One of the nailers' cottages looking a little worse for wear!
© Tricia Tillin
The nailers’ workshops were extremely simple. Often attached to the cottage, or built at the end of the garden, they contained only an anvil, hearth and bellows – the plain tools of the nailers’ trade. In fact nailers regularly made their own equipment - the box used to hold the anvil, for example, was often just made of rough wood, filled with sods, stones or shavings.

Yet even with these crude tools, a Belper nailer could make as many as 1,000 nails in a single day. This required approximately 42,000 blows of the hammer - nailmaking was extremely hard, physical work. The nailers worked in cramped conditions and because of the intense heat were normally stripped to the waist. Writing about nailers in the Black Country in the 19th Century, Rev Harold Rylett described their work as “exhausting”, especially in warmer weather.

In the 19th Century at least, most nailers in Belper tended to be men, as women found ready employment in the cotton mills. However, nailing was still essentially a home industry, and the whole family would help out in the workshop. Children might help to carry the coal while the nailer’s wife would work the bellows. One Belper local remembered helping his nailer grandfather at the age of eight, by fetching the iron from the nailmaster, while his six-year-old sister worked the bellows.

An unruly bunch

The Belper nailers were a notoriously unruly bunch. Though by no means idle workers, they gained a reputation for hard-drinking, trouble-making, and rebelliousness, which this local anecdote - one of the few surviving relics of this centuries-old industry - reveals.

An innocent stranger puts his head inside the window opening of a nailer’s shop and asks “What’s the time?” The nailer pauses from his work, and brings his hammer down hard on the stranger’s head, answering gleefully, “It’s just struck one!”

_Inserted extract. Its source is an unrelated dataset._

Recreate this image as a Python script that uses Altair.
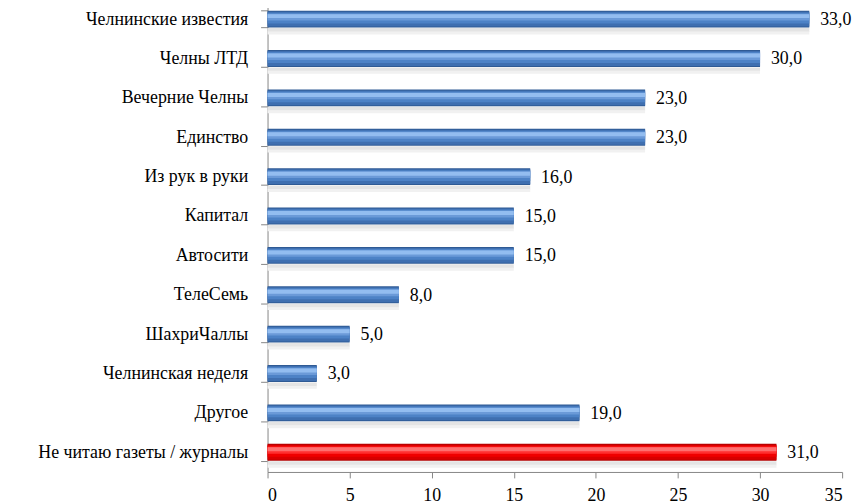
import altair as alt
import pandas as pd

categories = [
    "Челнинские известия", "Челны ЛТД", "Вечерние Челны", "Единство",
    "Из рук в руки", "Капитал", "Автосити", "ТелеСемь", "ШахриЧаллы",
    "Челнинская неделя", "Другое", "Не читаю газеты / журналы",
]
values = [33, 30, 23, 23, 16, 15, 15, 8, 5, 3, 19, 31]
highlight = ["Не читаю газеты / журналы"]
x_ticks = [0, 5, 10, 15, 20, 25, 30, 35]

df = pd.DataFrame({"cat": categories, "v": values})
df["hl"] = df["cat"].isin(highlight)

FONT = "Liberation Serif"

y_enc = alt.Y(
    "cat:N", sort=categories, title=None,
    scale=alt.Scale(paddingInner=0.57, paddingOuter=0.285),
    axis=alt.Axis(
        tickBand="extent", tickSize=7, labelPadding=13, labelFont=FONT,
        labelFontSize=18, labelColor="#000000", domainColor="#868686",
        tickColor="#868686", labelLimit=300,
    ),
)
x_enc = alt.X(
    "v:Q", title=None,
    scale=alt.Scale(domain=[0, 35], nice=False),
    axis=alt.Axis(
        values=x_ticks, grid=False, tickSize=6, labelPadding=9,
        labelFont=FONT, labelFontSize=18, labelColor="#000000",
        domainColor="#868686", tickColor="#868686",
    ),
)

base = alt.Chart(df)


def band(size, offset, blue_col, red_col, opacity=1.0):
    return base.mark_bar(size=size, yOffset=offset, opacity=opacity).encode(
        x=x_enc, y=y_enc,
        color=alt.condition("datum.hl", alt.value(red_col), alt.value(blue_col)),
    )


layers = [
    band(4, 11, "#e4e4e4", "#e4e4e4"),
    band(3, 14, "#f1f1f1", "#f1f1f1"),
    band(17, 0, "#2f5a94", "#b00000"),
    band(15, 0, "#3f6fb0", "#d80000"),
    band(11, -1, "#4d82c6", "#f00000"),
    band(7, -2, "#6b9ad8", "#ff3030"),
    band(4, -3, "#93bdf0", "#ff7070"),
]
text_layer = base.transform_calculate(
    lab="replace(format(datum.v, '.1f'), '.', ',')"
).mark_text(
    align="left", baseline="middle", dx=11, dy=1, font=FONT, fontSize=18, color="#000000"
).encode(x=x_enc, y=y_enc, text="lab:N")

chart = alt.layer(*layers, text_layer).properties(
    width=580, height=477,
    autosize=alt.AutoSizeParams(type="none"),
    padding={"left": 262, "top": -11, "right": 13, "bottom": 30},
).configure_view(stroke=None)

chart.save("out.html", embed_options={"renderer": "svg", "actions": False})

The Belper nailers had a reputation for violence, even murder
© Belper Historical Society
The nailers were well known for fighting, gaming and other disorderly behaviour. In his ‘History of Derbyshire’, Reverend D P Davies said that before the arrival of the cotton industry, Belper was the “insignificant residence of uncivilised nailers”, and Reverend B Gregory described it as the “rudest place” he ever knew bar one. The nailers often found themselves on the wrong side of the law: court records and newspaper reports show them being fined and imprisoned on a regular basis, for everything from poaching to assault, from breaking contract to theft and even murder.